Overall, Lappin said the tournament comes “every two or three years to the Santee Cooper lakes.”

“With a division that covers an area as big as the southeast, we’ve got a lot of North Carolina, South Carolina and Georgia fishermen, so we’ve got to come to this area,” he said. “This is the first time that we’ve come this early (in the year), at the first part of the spawn.”

Lappin said the tournament typically comes to South Carolina’s largest freshwater lakes in mid-spring.

“We usually come in April or May, but it worked out well this year, because (the next weekend), the college championships are up in Anderson and the Hartwell event is close,” he said.

This, he noted, gives “the guys who are planning on fishing them as well an opportunity to draw them down here and compete with the local fishermen.”

Lappin said that more than 200 boats set off from John C. Land III Landing during the tournament, making it “the biggest tournament we’ve had here in a number of years.”

“The people here understand what this is all about,” he said. “The facility at John C. Land is one of the best in the country; you can take care of your fish and fishermen and it’s a great launching area. This is just a great place to hold a tournament, and it always draws good crowds like what we saw this weekend.”

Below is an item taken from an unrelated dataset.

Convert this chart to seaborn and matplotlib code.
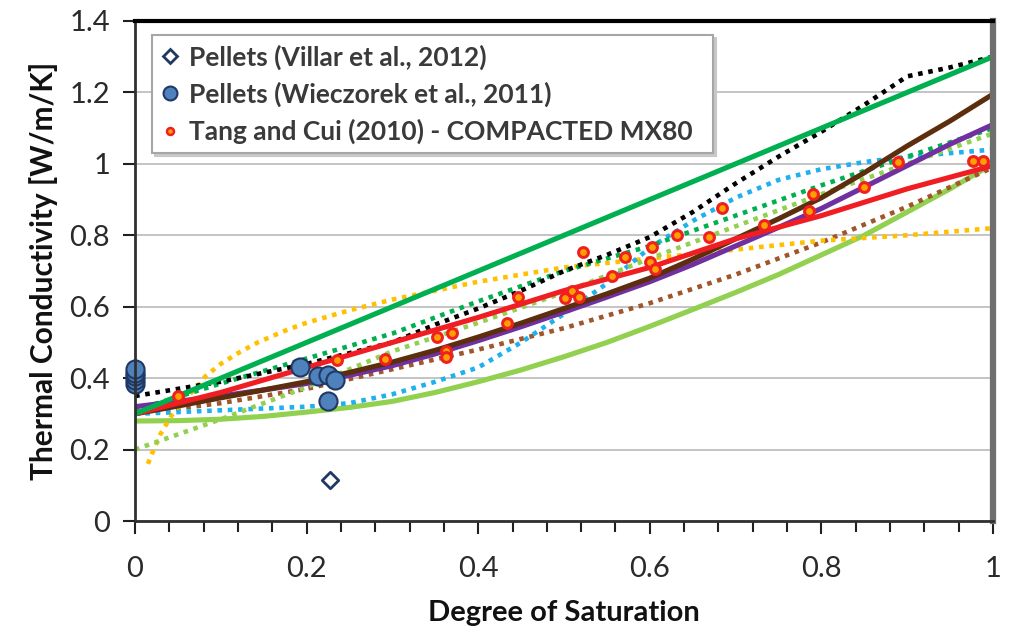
import matplotlib
matplotlib.use("Agg")
import matplotlib.pyplot as plt
from matplotlib.lines import Line2D
from matplotlib.ticker import MultipleLocator, FuncFormatter
import seaborn as sns

# ---- model curves: thermal conductivity vs degree of saturation ----
sr = [0.0, 0.1, 0.2, 0.3, 0.4, 0.5, 0.6, 0.7, 0.8, 0.9, 1.0]
sr_fine = [0.0, 0.05, 0.1, 0.15, 0.2, 0.25, 0.3, 0.35, 0.4, 0.45, 0.5,
           0.55, 0.6, 0.65, 0.7, 0.75, 0.8, 0.85, 0.9, 0.95, 1.0]

k_dark_green = [0.30, 0.40, 0.50, 0.60, 0.70, 0.80, 0.90, 1.00, 1.10, 1.20, 1.30]
k_red = [0.30, 0.36, 0.43, 0.50, 0.57, 0.645, 0.71, 0.79, 0.855, 0.93, 0.995]
k_green_dot = [0.31, 0.385, 0.455, 0.525, 0.615, 0.70, 0.77, 0.855, 0.94, 1.02, 1.10]
k_lgreen_dot = [0.20, 0.285, 0.375, 0.475, 0.555, 0.64, 0.735, 0.825, 0.915, 1.00, 1.085]
k_brown_dot = [0.30, 0.33, 0.37, 0.425, 0.48, 0.54, 0.61, 0.69, 0.78, 0.88, 0.99]

k_light_green = [0.28, 0.281, 0.285, 0.293, 0.305, 0.318, 0.335, 0.36, 0.39, 0.423,
                 0.46, 0.50, 0.545, 0.592, 0.64, 0.69, 0.745, 0.80, 0.865, 0.93, 1.00]
k_brown = [0.30, 0.322, 0.345, 0.367, 0.39, 0.416, 0.445, 0.478, 0.515, 0.554, 0.595,
           0.636, 0.68, 0.733, 0.79, 0.846, 0.905, 0.975, 1.05, 1.12, 1.195]
k_purple = [0.32, 0.335, 0.35, 0.367, 0.385, 0.408, 0.435, 0.468, 0.505, 0.544, 0.585,
            0.627, 0.67, 0.718, 0.77, 0.822, 0.875, 0.935, 0.995, 1.055, 1.11]
k_black_dot = [0.35, 0.37, 0.39, 0.415, 0.44, 0.47, 0.50, 0.55, 0.595, 0.645, 0.70,
               0.745, 0.795, 0.865, 0.945, 1.02, 1.09, 1.165, 1.245, 1.27, 1.30]

sr_blue = [0.0, 0.1, 0.2, 0.25, 0.3, 0.35, 0.4, 0.45, 0.5, 0.55, 0.6, 0.65,
           0.7, 0.75, 0.8, 0.85, 0.9, 0.95, 1.0]
k_blue_dot = [0.30, 0.31, 0.32, 0.33, 0.355, 0.39, 0.43, 0.50, 0.58, 0.665, 0.765,
              0.84, 0.905, 0.955, 0.985, 1.005, 1.02, 1.03, 1.04]

sr_orange = [0.015, 0.02, 0.03, 0.043, 0.06, 0.072, 0.082, 0.1, 0.12, 0.143, 0.177,
             0.2, 0.25, 0.3, 0.4, 0.5, 0.6, 0.7, 0.8, 0.9, 1.0]
k_orange_dot = [0.16, 0.19, 0.245, 0.297, 0.345, 0.375, 0.405, 0.44, 0.47, 0.50,
                0.535, 0.555, 0.59, 0.62, 0.67, 0.71, 0.735, 0.76, 0.785, 0.80, 0.82]

# ---- measurements ----
villar_sr = [0.227]
villar_k = [0.115]

wieczorek_sr = [0.0, 0.0, 0.0, 0.0, 0.0, 0.192, 0.213, 0.225, 0.233, 0.225]
wieczorek_k = [0.385, 0.395, 0.405, 0.415, 0.425, 0.43, 0.405, 0.41, 0.395, 0.335]

tang_sr = [0.05, 0.235, 0.291, 0.352, 0.362, 0.362, 0.369, 0.433, 0.446, 0.501,
           0.509, 0.517, 0.522, 0.556, 0.571, 0.600, 0.603, 0.606, 0.632, 0.669,
           0.684, 0.733, 0.786, 0.790, 0.850, 0.889, 0.977, 0.988]
tang_k = [0.35, 0.45, 0.454, 0.516, 0.476, 0.46, 0.527, 0.555, 0.628, 0.625,
          0.645, 0.627, 0.753, 0.686, 0.74, 0.726, 0.768, 0.706, 0.80, 0.795,
          0.877, 0.829, 0.868, 0.916, 0.936, 1.006, 1.008, 1.008]

legend_labels = ["Pellets (Villar et al., 2012)",
                 "Pellets (Wieczorek et al., 2011)",
                 "Tang and Cui (2010) - COMPACTED MX80"]

sns.set_style("white")
plt.rcParams["font.family"] = ["Lato", "DejaVu Sans"]

fig = plt.figure(figsize=(10.13, 6.32), dpi=100)
ax = fig.add_axes([0.1333, 0.1756, 0.8469, 0.7912])

dot = (0, (1, 1.25))
solid_lw = 3.7
dot_lw = 3.3

curves = [
    (sr_fine, k_light_green, "#92D050", "-", solid_lw),
    (sr, k_brown_dot, "#A0552A", dot, dot_lw),
    (sr_orange, k_orange_dot, "#FFC000", dot, dot_lw),
    (sr_blue, k_blue_dot, "#1FB0EE", dot, dot_lw),
    (sr, k_lgreen_dot, "#92D050", dot, dot_lw),
    (sr, k_green_dot, "#00B050", dot, dot_lw),
    (sr_fine, k_black_dot, "#000000", dot, dot_lw),
    (sr_fine, k_purple, "#7030A0", "-", solid_lw),
    (sr_fine, k_brown, "#5C2E0E", "-", solid_lw),
    (sr, k_red, "#F01E23", "-", solid_lw),
    (sr, k_dark_green, "#00B050", "-", solid_lw),
]
for xs, ys, col, ls, lw in curves:
    sns.lineplot(x=xs, y=ys, ax=ax, color=col, linestyle=ls, linewidth=lw,
                 dash_capstyle="butt", solid_capstyle="butt",
                 solid_joinstyle="round", legend=False, zorder=3)

sns.scatterplot(x=tang_sr, y=tang_k, ax=ax, marker="o", s=50,
                facecolor="#FFA000", edgecolor="#F02020", linewidth=2.2,
                zorder=5, legend=False)
sns.scatterplot(x=wieczorek_sr, y=wieczorek_k, ax=ax, marker="o", s=170,
                facecolor="#4F81BD", edgecolor="#1F3864", linewidth=1.5,
                zorder=6, legend=False, clip_on=False)
sns.scatterplot(x=villar_sr, y=villar_k, ax=ax, marker="D", s=70,
                facecolor="white", edgecolor="#1F3864", linewidth=2.0,
                zorder=6, legend=False)

ax.set_xlim(0, 1)
ax.set_ylim(0, 1.4)

ax.yaxis.set_major_locator(MultipleLocator(0.2))
ax.xaxis.set_major_locator(MultipleLocator(0.2))
ax.xaxis.set_minor_locator(MultipleLocator(0.04))
fmt = FuncFormatter(lambda v, p: "0" if abs(v) < 1e-9 else ("%g" % round(v, 2)))
ax.xaxis.set_major_formatter(fmt)
ax.yaxis.set_major_formatter(fmt)

ax.grid(axis="y", color="#BFBFBF", linewidth=1.3, zorder=0)
ax.grid(axis="x", visible=False)
ax.set_axisbelow(True)

ax.tick_params(axis="y", which="major", direction="out", length=9, width=1.5,
               color="#202020", labelsize=21, pad=9, labelcolor="#2A2A2A", left=True)
ax.tick_params(axis="x", which="major", direction="out", length=9, width=1.5,
               color="#202020", labelsize=21, pad=16, labelcolor="#2A2A2A", bottom=True)
ax.tick_params(axis="x", which="minor", direction="out", length=8, width=1.5,
               color="#202020", bottom=True)

for side in ("left", "bottom"):
    ax.spines[side].set_color("#303030")
    ax.spines[side].set_linewidth(2)
ax.spines["top"].set_color("#000000")
ax.spines["top"].set_linewidth(3)
ax.spines["right"].set_color("#6E6E6E")
ax.spines["right"].set_linewidth(4.5)
for sp in ax.spines.values():
    sp.set_zorder(7)

ax.set_xlabel("Degree of Saturation", fontsize=21, fontweight="bold",
              color="#111111", labelpad=13)
ax.set_ylabel("Thermal Conductivity [W/m/K]", fontsize=21.5, fontweight="bold",
              color="#111111", labelpad=8)

handles = [
    Line2D([], [], ls="", marker="D", ms=7, mfc="white", mec="#1F3864", mew=2),
    Line2D([], [], ls="", marker="o", ms=10, mfc="#4F81BD", mec="#1F3864", mew=1.5),
    Line2D([], [], ls="", marker="o", ms=5, mfc="#FFA000", mec="#F02020", mew=1.8),
]
leg = ax.legend(handles, legend_labels, loc="upper left",
                bbox_to_anchor=(0.0198, 0.736, 0.654, 0.236), mode="expand",
                frameon=True, fancybox=False, edgecolor="#A6A6A6",
                shadow={"color": "#C8C8C8", "alpha": 1.0},
                prop={"weight": "bold", "size": 19}, handletextpad=0.35,
                handlelength=0.7, labelspacing=0.45, borderpad=0.35,
                borderaxespad=0)
leg.get_frame().set_linewidth(1.5)
for t in leg.get_texts():
    t.set_color("#3A3A3A")
leg.set_zorder(10)

fig.savefig("out.png", dpi=100)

Lappin said that Nelson Walker and Jake Buddin – the Clarendon County Chamber of Commerce members who organize such tournaments “understand what it’s all about.”

“They know that we brought in more than $1.5 million into this economy in the last 10 days,” Lappin said. “We gave them an economic survey, which outright states that. They know what this means to the area, and how that works out. They understand us and we understand them.”

Lappin said that October’s devastating flooding likely helped the fishing on the lakes.

“All the fishermen talked about the color of the water,” he said. “If that water had been clear, than these shallow-water fishermen couldn’t have gotten up on the fish and caught them as well as they did. It had a lot to do with them being able to catch those fish in that shallow water.”

Walker said he believes the weather had more to do with the large weights of fish caught.

“I don’t think the flood affected the lake that fast,” he said. “I think it probably contributed more nutrients to the lake that will have a major impact down the road. But the fish these men caught, they were already there.”

“What did it for this tournament was we had the first major warming trend since the winter, and the bigger fish are the first to come up,” Walker continued. “Lake Okeechobee is supposed to be one of the best fishing lakes out there, and they got 48 pounds in their three-day tournament in the series. We beat that to death in the first two days.”

Walker said the next fishing event for lakes Marion and Moultrie include the FLW BFL event on April 16. Fishermen from both North and South Carolina will compete.

That one-day tournament will be followed by the Santee Cooper Open Team Tournament on April 23. That event is sponsored by the Clarendon County Chamber of Commerce as part of the Striped Bass Festival. Walker said registration forms are available at the chamber office on North Brooks Street in Manning from 10 a.m. to 4 p.m. weekdays.

“I think this tournament showed that we are in for some large weigh-ins in these future tournaments,” said Walker.